Class: Kotoshu::Components::Tokenizer Abstract

Inherits:
Object
  • Object
show all
Defined in:
lib/kotoshu/components/tokenizer.rb

Overview

This class is abstract.

Subclasses must implement #tokenize

Base class for tokenizers.

Tokenizers split text into individual tokens (words, punctuation).
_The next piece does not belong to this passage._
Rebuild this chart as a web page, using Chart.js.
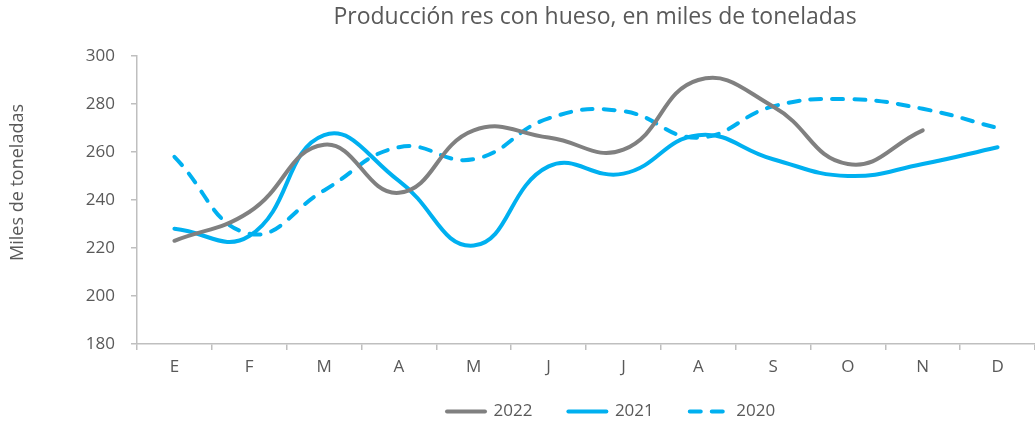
<!DOCTYPE html>
<html>
<head>
<meta charset="utf-8">
<script src="https://cdn.jsdelivr.net/npm/chart.js@4/dist/chart.umd.min.js"></script>
<style>
html,body{margin:0;padding:0;background:#fff;}
#wrap{width:1035px;height:428px;position:relative;}
</style>
</head>
<body>
<div id="wrap"><canvas id="c" width="1035" height="428"></canvas></div>
<script>
const categories = ['E','F','M','A','M','J','J','A','S','O','N','D'];
const seriesNames = ['2022','2021','2020'];
const values2022 = [223, 235, 263, 243, 269, 266, 261, 290, 279, 255, 269, null];
const values2021 = [228, 225, 267, 248, 221, 254, 251, 267, 257, 250, 255, 262];
const values2020 = [258, 226, 244, 262, 257, 274, 277, 266, 279, 282, 278, 270];
const yMin = 180, yMax = 300, yStep = 20;
const titleText = 'Producción res con hueso, en miles de toneladas';
const yTitleText = 'Miles de toneladas';

const TXT = '#595959';
const AX = '#bfbfbf';
const FONT = "'Open Sans', 'DejaVu Sans', sans-serif";

const positionPlugin = {
  id: 'positionPlugin',
  afterLayout(chart) {
    if (chart.titleBlock) {
      chart.titleBlock.left = 155;
      chart.titleBlock.right = 1035;
    }
    if (chart.legend) {
      chart.legend.options.labels.padding = 36;
      chart.legend.left = 447 - 36;
      chart.legend.right = 1035;
      chart.legend.top = 367;
    }
    const y = chart.scales.y;
    if (y && !y._titleWrapped) {
      const orig = Object.getPrototypeOf(y).drawTitle;
      y.drawTitle = function () {
        const b = this.bottom;
        this.bottom = b - 35;
        orig.call(this);
        this.bottom = b;
      };
      y._titleWrapped = true;
    }
  }
};

new Chart(document.getElementById('c'), {
  type: 'line',
  data: {
    labels: categories,
    datasets: [
      { label: seriesNames[0], data: values2022, borderColor: '#808080', backgroundColor: '#808080',
        borderWidth: 4, borderCapStyle: 'round', pointRadius: 0, tension: 0.45, fill: false, spanGaps: false },
      { label: seriesNames[1], data: values2021, borderColor: '#00b0f0', backgroundColor: '#00b0f0',
        borderWidth: 4, borderCapStyle: 'round', pointRadius: 0, tension: 0.45, fill: false },
      { label: seriesNames[2], data: values2020, borderColor: '#00b0f0', backgroundColor: '#00b0f0',
        borderWidth: 4, borderCapStyle: 'round', borderDash: [11, 11], pointRadius: 0, tension: 0.45, fill: false }
    ]
  },
  options: {
    responsive: false,
    animation: false,
    devicePixelRatio: 1,
    layout: { padding: { left: 0, right: 0, top: 0, bottom: 0 } },
    plugins: {
      title: {
        display: true,
        text: titleText,
        color: TXT,
        font: { family: FONT, size: 23, weight: 'normal', lineHeight: 1.2 },
        padding: { top: 4, bottom: 24.4 }
      },
      legend: {
        display: true,
        position: 'bottom',
        align: 'start',
        labels: {
          color: TXT,
          font: { family: FONT, size: 17 },
          usePointStyle: true,
          pointStyle: 'line',
          pointStyleWidth: 38,
          boxHeight: 16,
          padding: 10,
          generateLabels(chart) {
            const items = Chart.defaults.plugins.legend.labels.generateLabels(chart);
            items.forEach((it) => {
              const ds = chart.data.datasets[it.datasetIndex];
              it.lineDash = ds.borderDash || [];
              it.lineWidth = ds.borderWidth;
              it.strokeStyle = ds.borderColor;
              it.fillStyle = ds.borderColor;
              it.lineCap = 'round';
              it.pointStyle = 'line';
            });
            return items;
          }
        }
      },
      tooltip: { enabled: false }
    },
    scales: {
      x: {
        offset: true,
        grid: { display: true, offset: true, drawOnChartArea: false, drawTicks: true, tickLength: 6, color: AX, lineWidth: 1.5 },
        border: { display: true, color: AX, width: 1.5 },
        ticks: { color: TXT, font: { family: FONT, size: 17 }, padding: 7, maxRotation: 0, autoSkip: false },
        afterFit(scale) {
          const lh = scale.chart.legend ? scale.chart.legend.height : 40;
          scale.height = 428 - 344 - lh;
        }
      },
      y: {
        min: yMin, max: yMax,
        grid: { display: true, drawOnChartArea: false, drawTicks: true, tickLength: 6, color: AX, lineWidth: 1.5 },
        border: { display: true, color: AX, width: 1.5 },
        ticks: { stepSize: yStep, color: TXT, font: { family: FONT, size: 17 }, padding: 16 },
        title: { display: true, text: yTitleText, color: TXT, font: { family: FONT, size: 18 }, padding: { top: 7, bottom: 0 } },
        afterFit(scale) { scale.width = 137; }
      }
    }
  },
  plugins: [positionPlugin]
});
</script>
</body>
</html>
Different languages use different tokenization strategies:

  • Latin scripts: Whitespace + punctuation

  • CJK: Morphological analysis

  • German: Compound word splitting

  • RTL: Right-to-left text handling

Examples:

Tokenizing English text

tokenizer = WhitespaceTokenizer.new
tokens = tokenizer.tokenize("Hello, world!")
# => [
#      { token: "Hello", position: 0, length: 5 },
#      { token: ",", position: 5, length: 1 },
#      { token: "world", position: 7, length: 5 },
#      { token: "!", position: 12, length: 1 }
#    ]

Direct Known Subclasses

WhitespaceTokenizer

Instance Method Summary collapse

Instance Method Details

#tokenize(text) ⇒ Array<Hash>

This method is abstract.

Subclasses must implement

Split text into tokens.

Each token is a hash with:

  • :token (String) - The token text

  • :position (Integer) - Character position in original text

  • :length (Integer) - Token length in characters

Additional keys may be added by subclasses:

  • :pos_tag (String) - Part of speech tag

  • :lemma (String) - Base form / lemma

  • :compound_part (Boolean) - Whether this is a compound word part

  • :script (Symbol) - Script type for multilingual text

Parameters:

  • text (String)

    The input text

Returns:

  • (Array<Hash>)

    Array of token hashes

Raises:

  • (NotImplementedError)

    if not implemented by subclass



43
44
45
# File 'lib/kotoshu/components/tokenizer.rb', line 43

def tokenize(text)
  raise NotImplementedError, "#{self.class} must implement #tokenize"
end

#tokenize_to_strings(text) ⇒ Array<String>

Tokenize and return just the token strings.

Convenience method for when you only need the text content.

Parameters:

  • text (String)

    The input text

Returns:

  • (Array<String>)

    Array of token strings



53
54
55
# File 'lib/kotoshu/components/tokenizer.rb', line 53

def tokenize_to_strings(text)
  tokenize(text).map { |t| t[:token] }
end